§ Requirements
Only the lines from the start of the data through the line containing "ax = fig.add_axes([0.1133, 0.106, 0.8627, 0.851])" should be written out, exactly as they are, with both ends included and the pictures left out.
┌─ Dataset content
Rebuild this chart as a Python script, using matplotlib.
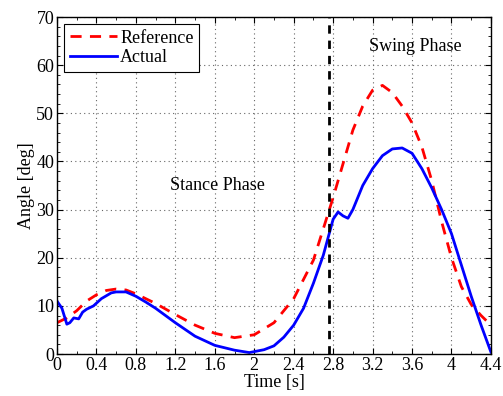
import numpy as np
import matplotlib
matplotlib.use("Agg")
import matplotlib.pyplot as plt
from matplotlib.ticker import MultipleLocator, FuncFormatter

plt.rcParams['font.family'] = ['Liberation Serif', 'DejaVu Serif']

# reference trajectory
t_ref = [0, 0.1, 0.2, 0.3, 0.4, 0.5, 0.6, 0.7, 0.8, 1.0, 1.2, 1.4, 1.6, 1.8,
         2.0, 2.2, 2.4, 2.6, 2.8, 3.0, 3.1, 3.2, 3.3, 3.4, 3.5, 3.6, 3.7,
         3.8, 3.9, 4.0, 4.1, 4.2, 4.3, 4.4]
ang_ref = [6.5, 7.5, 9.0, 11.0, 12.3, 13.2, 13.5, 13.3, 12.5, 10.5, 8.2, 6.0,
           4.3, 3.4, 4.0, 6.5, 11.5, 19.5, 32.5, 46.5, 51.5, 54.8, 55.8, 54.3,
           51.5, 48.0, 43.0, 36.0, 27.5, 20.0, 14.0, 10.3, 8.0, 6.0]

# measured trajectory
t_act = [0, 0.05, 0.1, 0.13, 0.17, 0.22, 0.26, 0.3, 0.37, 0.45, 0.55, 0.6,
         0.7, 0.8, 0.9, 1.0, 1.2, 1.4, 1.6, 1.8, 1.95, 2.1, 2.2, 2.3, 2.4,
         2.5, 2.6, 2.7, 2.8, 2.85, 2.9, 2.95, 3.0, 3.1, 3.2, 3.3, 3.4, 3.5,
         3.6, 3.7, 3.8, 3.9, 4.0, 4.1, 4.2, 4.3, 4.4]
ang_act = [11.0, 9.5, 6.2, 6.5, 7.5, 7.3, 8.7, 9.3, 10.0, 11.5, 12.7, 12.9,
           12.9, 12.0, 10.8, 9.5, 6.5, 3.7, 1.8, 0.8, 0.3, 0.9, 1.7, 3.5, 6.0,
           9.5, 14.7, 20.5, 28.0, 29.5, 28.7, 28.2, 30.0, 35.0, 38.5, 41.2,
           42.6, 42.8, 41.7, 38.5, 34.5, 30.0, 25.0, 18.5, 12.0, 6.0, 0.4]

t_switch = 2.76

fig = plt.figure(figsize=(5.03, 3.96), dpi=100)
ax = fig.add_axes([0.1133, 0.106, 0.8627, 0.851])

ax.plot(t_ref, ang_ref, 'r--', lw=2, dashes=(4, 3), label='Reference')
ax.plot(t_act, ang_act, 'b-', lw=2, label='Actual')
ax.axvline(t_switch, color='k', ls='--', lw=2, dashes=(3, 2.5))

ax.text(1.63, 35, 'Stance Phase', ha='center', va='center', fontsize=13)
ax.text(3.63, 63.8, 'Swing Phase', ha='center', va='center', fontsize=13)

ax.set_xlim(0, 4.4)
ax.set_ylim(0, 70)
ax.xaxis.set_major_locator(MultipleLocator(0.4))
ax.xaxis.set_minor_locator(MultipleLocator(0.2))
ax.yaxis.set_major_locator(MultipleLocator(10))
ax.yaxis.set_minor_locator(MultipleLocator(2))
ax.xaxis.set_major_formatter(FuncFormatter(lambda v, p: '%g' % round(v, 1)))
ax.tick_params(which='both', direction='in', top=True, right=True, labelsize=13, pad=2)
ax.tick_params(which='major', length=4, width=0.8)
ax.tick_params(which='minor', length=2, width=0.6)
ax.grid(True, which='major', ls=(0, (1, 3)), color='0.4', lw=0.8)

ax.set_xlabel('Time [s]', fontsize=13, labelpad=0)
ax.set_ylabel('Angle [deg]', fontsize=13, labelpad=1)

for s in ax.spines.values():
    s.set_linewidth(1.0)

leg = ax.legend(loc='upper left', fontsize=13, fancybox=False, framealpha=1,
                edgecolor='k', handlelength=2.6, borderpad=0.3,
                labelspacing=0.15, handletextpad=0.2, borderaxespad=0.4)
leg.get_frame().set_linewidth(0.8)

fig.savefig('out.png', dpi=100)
└─
§ Full output
Rebuild this chart as a Python script, using matplotlib.
import numpy as np
import matplotlib
matplotlib.use("Agg")
import matplotlib.pyplot as plt
from matplotlib.ticker import MultipleLocator, FuncFormatter

plt.rcParams['font.family'] = ['Liberation Serif', 'DejaVu Serif']

# reference trajectory
t_ref = [0, 0.1, 0.2, 0.3, 0.4, 0.5, 0.6, 0.7, 0.8, 1.0, 1.2, 1.4, 1.6, 1.8,
         2.0, 2.2, 2.4, 2.6, 2.8, 3.0, 3.1, 3.2, 3.3, 3.4, 3.5, 3.6, 3.7,
         3.8, 3.9, 4.0, 4.1, 4.2, 4.3, 4.4]
ang_ref = [6.5, 7.5, 9.0, 11.0, 12.3, 13.2, 13.5, 13.3, 12.5, 10.5, 8.2, 6.0,
           4.3, 3.4, 4.0, 6.5, 11.5, 19.5, 32.5, 46.5, 51.5, 54.8, 55.8, 54.3,
           51.5, 48.0, 43.0, 36.0, 27.5, 20.0, 14.0, 10.3, 8.0, 6.0]

# measured trajectory
t_act = [0, 0.05, 0.1, 0.13, 0.17, 0.22, 0.26, 0.3, 0.37, 0.45, 0.55, 0.6,
         0.7, 0.8, 0.9, 1.0, 1.2, 1.4, 1.6, 1.8, 1.95, 2.1, 2.2, 2.3, 2.4,
         2.5, 2.6, 2.7, 2.8, 2.85, 2.9, 2.95, 3.0, 3.1, 3.2, 3.3, 3.4, 3.5,
         3.6, 3.7, 3.8, 3.9, 4.0, 4.1, 4.2, 4.3, 4.4]
ang_act = [11.0, 9.5, 6.2, 6.5, 7.5, 7.3, 8.7, 9.3, 10.0, 11.5, 12.7, 12.9,
           12.9, 12.0, 10.8, 9.5, 6.5, 3.7, 1.8, 0.8, 0.3, 0.9, 1.7, 3.5, 6.0,
           9.5, 14.7, 20.5, 28.0, 29.5, 28.7, 28.2, 30.0, 35.0, 38.5, 41.2,
           42.6, 42.8, 41.7, 38.5, 34.5, 30.0, 25.0, 18.5, 12.0, 6.0, 0.4]

t_switch = 2.76

fig = plt.figure(figsize=(5.03, 3.96), dpi=100)
ax = fig.add_axes([0.1133, 0.106, 0.8627, 0.851])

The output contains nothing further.